It’s a “demonstration turbine,” a “piece of lab equipment,” a “symbol.”But there’s one thing Macalester’s 90-feet wind turbine is not: a major source of energy on campus.
When it’s functioning, the turbine typically produces about 1,200 kilowatt-hours in a year, according to data on the Sustainability office’s website. That’s just .01 percent of the electricity used every year at Macalester-$88 of the college’s $2.3 million energy budget.
And that’s when the turbine is working. Recently, it hasn’t been.
According to the Facilities office, an August 2009 lightning strike fried the turbine’s inverter, and the repair cost $5,000. As of this week, the turbine is down again, for unknown reasons. The cost of repairs will not be paid back for by its meager energy production.
Its presence demonstrates more about Macalester’s green values and image than the college’s progress toward finding ways to produce renewable energy for the campus. Yet Macalester faculty and staff say it still has symbolic and educational importance.
The $36,000 turbine was donated to the college by Xcel Energy, and the 2003 senior class gift paid for the $15,000 installation cost. It was the first turbine to be installed in St. Paul.
“It’s seen as a symbol of a commitment to sustainability,” said Suzanne Savanick Hansen, Macalester’s Sustainability Manager.

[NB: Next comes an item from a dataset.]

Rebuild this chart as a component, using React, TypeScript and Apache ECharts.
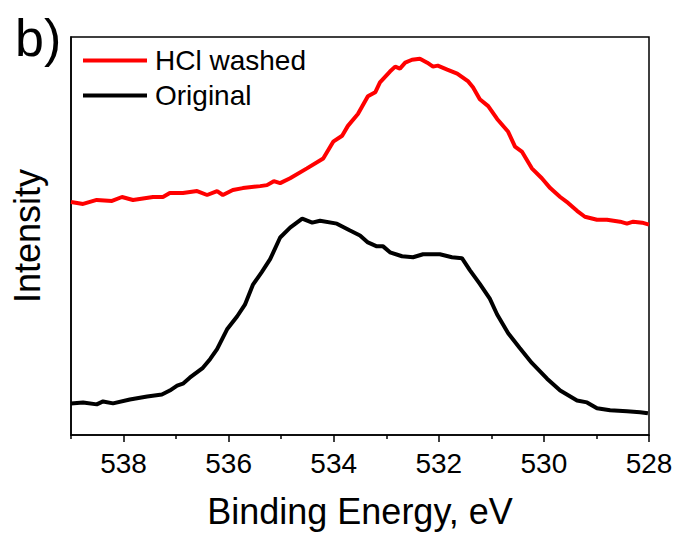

Hansen said she was happy that the turbine was repaired after it was struck by lightning in 2009.
“We didn’t want to have just a pinwheel spinning up there,” Hansen said. She said the turbine was a part of sustainability tours of campus, and she frequently got questions about it from the wider community.
Hansen also said it was an important part of educational efforts at Macalester.
“If you think of lab equipment you would use in a class, you could easily spend $5,000,” Hansen said. “The biggest advantage of having it here is we can bring students over here and say, ‘This is how wind energy works.'”
Physics professor Jim Doyle is one of the professors who regularly makes use of the wind turbine in his Science of Renewable Energy class.
For students, it often illustrates the impracticality of producing wind power in urban areas. They find that its capacity factor-the amount of power the turbine does produce divided by the amount it could-is around 1.5 percent. (A well-placed turbine in a rural wind farm typically has a 30-40 percent capacity factor.)
Doyle said the turbine produces so little energy because “it’s just not in a good location for generating wind.
“There’s a reason you don’t see wind farms in the middle of cities,” said Doyle.
City buildings cause turbulence, so wind blows in different directions, decreasing the effectiveness of the wind turbine. The turbine would produce more energy if it was taller, but city building codes restrict its height to 90 feet due to safety reasons.
“It’s an educational tool, it’s a nice symbol, it serves a purpose,” Doyle said. “But it doesn’t do much.”
For that reason, Doyle said the college would not contemplate putting up a second turbine.
This logic is in line with Macalester’s sustainability plan, which emphasizes reducing energy use through efficiency before generating renewable energy on campus.It is likely to remain until it wears out or becomes too expensive to repair.
For now, the turbine remains one of the most visible parts of sustainability efforts on campus.
Roopali Phadke, a professor of environmental studies at Macalester who researches the social effects of wind power, said she had personal experience with the power of the symbolism of Macalester’s wind turbine.
During her job interview at Macalester in 2004, she was taken into the back parking lot in Olin-Rice and “[the turbine] was the first thing I saw,” Phadke said. “I thought, maybe it was a sign. I knew my office would be overlooking this turbine.”
However, as Phadke learned more about it, she started to feel more conflicted.
“It’s a great symbol, for many of us it espouses our values, but it’s not what you want other people to do. You don’t want people to be investing in expensive turbines in urban areas,” said Phadke. “No one in their right mind would put money into a location like this.”
Despite its low energy production, Phadke said she still supported repairing it.
“It needs to work for many reasons, including the integrity of how we promote it,” she said. “It’s a really empty promise if it doesn’t even work.”
For this reason, Hansen said she hopes the turbine gets repaired-again-soon.
“If it ends up being outrageously expensive and we can’t get it fixed, then we’ll have other decisions to make,” Hansen said.
Mark Dickinson, the director of Facilities, said he hopes that the outside firm that services the turbine solves the problem soon.
“I’m frustrated about it and want to get it fixed,” Dickinson said. “It’s the principle.